White dwarfs in close binaries: Gravitational waves, X-rays and type Ia supernova progenitors

White dwarfs in close binary systems play a crucial role in astrophysics. First, binaries consisting of two white dwarfs are predicted to be numerous in the Milky Way, and are a guaranteed source of gravitational waves for the future Laser Interferometer Space Antenna ( LISA ) gravitational wave observatory. Detailed observations of ~1000 double white dwarfs with LISA will enable an unprecedented understanding of white dwarf physics and close binary evolution. Second, close binaries involving white dwarfs account for the vast majority of X-ray binary stars in the universe (e.g., magnetic cataclysmic variables and supersoft X-ray sources), a number of which are precursors to explosive events such as novae and possibly Type Ia supernovae (SNe Ia). Third, binary systems involving one (Single Degenerate) or two (Double Degenerate) white dwarfs are likely to be the progenitors of SNe Ia; the most important standard candles used on cosmological distance scales. Despite the great relevance of SNe Ia to cosmology and chemical evolution of galaxies, the nature of the progenitor(s) of SNe Ia remains unknown. With the binary evolution population synthesis code StarTrack , important questions pertaining to all three of these aforementioned areas of study are addressed in my dissertation work.

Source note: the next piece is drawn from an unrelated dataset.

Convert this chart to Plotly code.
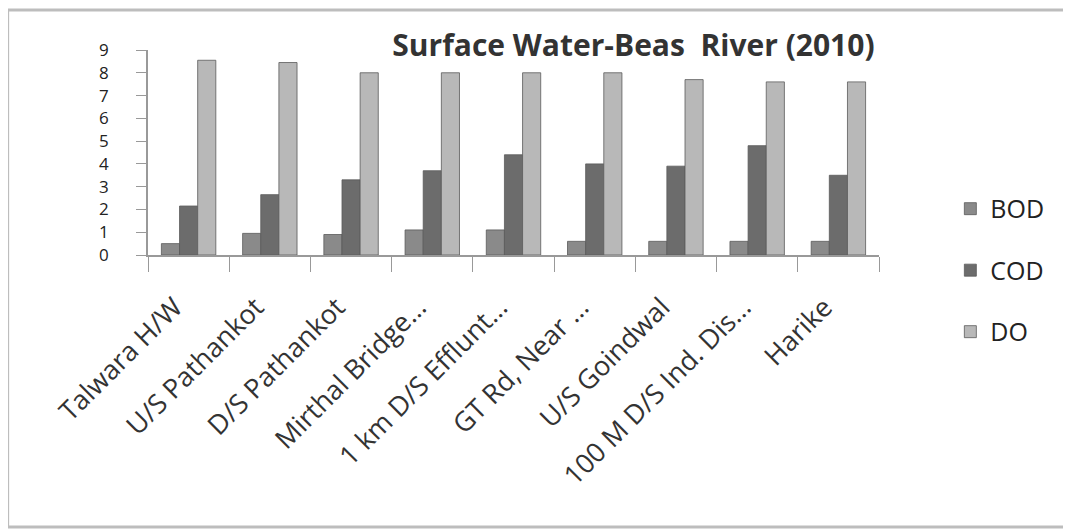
import plotly.graph_objects as go

stations = [
    "Talwara H/W",
    "U/S Pathankot",
    "D/S Pathankot",
    "Mirthal Bridge…",
    "1 km D/S Efflunt…",
    "GT Rd, Near …",
    "U/S Goindwal",
    "100 M D/S Ind. Dis…",
    "Harike",
]
bod = [0.5, 0.95, 0.9, 1.1, 1.1, 0.6, 0.6, 0.6, 0.6]
cod = [2.15, 2.65, 3.3, 3.7, 4.4, 4.0, 3.9, 4.8, 3.5]
do = [8.55, 8.45, 8.0, 8.0, 8.0, 8.0, 7.7, 7.6, 7.6]

series = [("BOD", bod, "#8a8a8a"), ("COD", cod, "#6c6c6c"), ("DO", do, "#b8b8b8")]

fig = go.Figure()
for name, vals, col in series:
    fig.add_trace(go.Bar(
        x=stations, y=vals, name=name, legendgroup=name,
        marker=dict(color=col, line=dict(color="#5a5a5a", width=0.8)),
    ))

fig.update_layout(
    width=1071, height=529,
    paper_bgcolor="white", plot_bgcolor="white",
    margin=dict(l=140, r=200, t=42, b=282),
    barmode="group", bargap=0.33, bargroupgap=0,
    font=dict(family="Open Sans, Liberation Sans, sans-serif", color="#222"),
    title=dict(
        text="<b>Surface Water-Beas  River (2010)</b>",
        x=0.584, xanchor="center", y=0.93, yanchor="middle",
        font=dict(size=30, color="#333"),
    ),
    legend=dict(
        x=1.0976, y=0.337, xanchor="left", yanchor="top",
        font=dict(size=25, color="#222"),
        tracegroupgap=26,
    ),
    showlegend=True,
)
fig.update_xaxes(
    tickangle=-45, tickfont=dict(size=27, color="#333"),
    showline=True, linecolor="#999", linewidth=1.5,
    ticks="outside", tickson="boundaries", ticklen=15, tickcolor="#999",
    ticklabelstandoff=24, ticklabelshift=-14,
    showgrid=False,
)
fig.update_yaxes(
    range=[0, 9], dtick=1, tickfont=dict(size=17, color="#222"),
    showline=True, linecolor="#999", linewidth=1.5,
    ticks="outside", ticklen=10, tickcolor="#999",
    ticklabelstandoff=24,
    showgrid=False, zeroline=False,
)
fig.add_shape(type="rect", xref="paper", yref="paper",
              x0=-0.192, x1=1.267, y0=-1.327, y1=1.195,
              line=dict(color="#bdbdbd", width=3))

fig.write_html("out.html")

It is found that (i) The double white dwarf population of the Galaxy may produce a non-negligible confusion foreground noise for LISA due to the presence of mass-transferring white dwarf binaries. In contrast to previous studies, it is found that the halo population of double white dwarfs will have no significant effect on the resulting gravitational wave foreground. (ii) It is indeed possible to explain the faint, hard X-ray population of point sources in the Galactic center (observed with Chandra ) as being magnetic cataclysmic variables (Intermediate polars). (iii) Within the current framework of the most updated population synthesis methods, only the rates of merging carbon-oxygen white dwarfs (with M tot > 1.4 [Special characters omitted.] ) are able to match the observed rates of SN Ia explosions in Milky Way-like galaxies. A detailed overview of these astrophysical questions and the implications of the results will be discussed in this dissertation.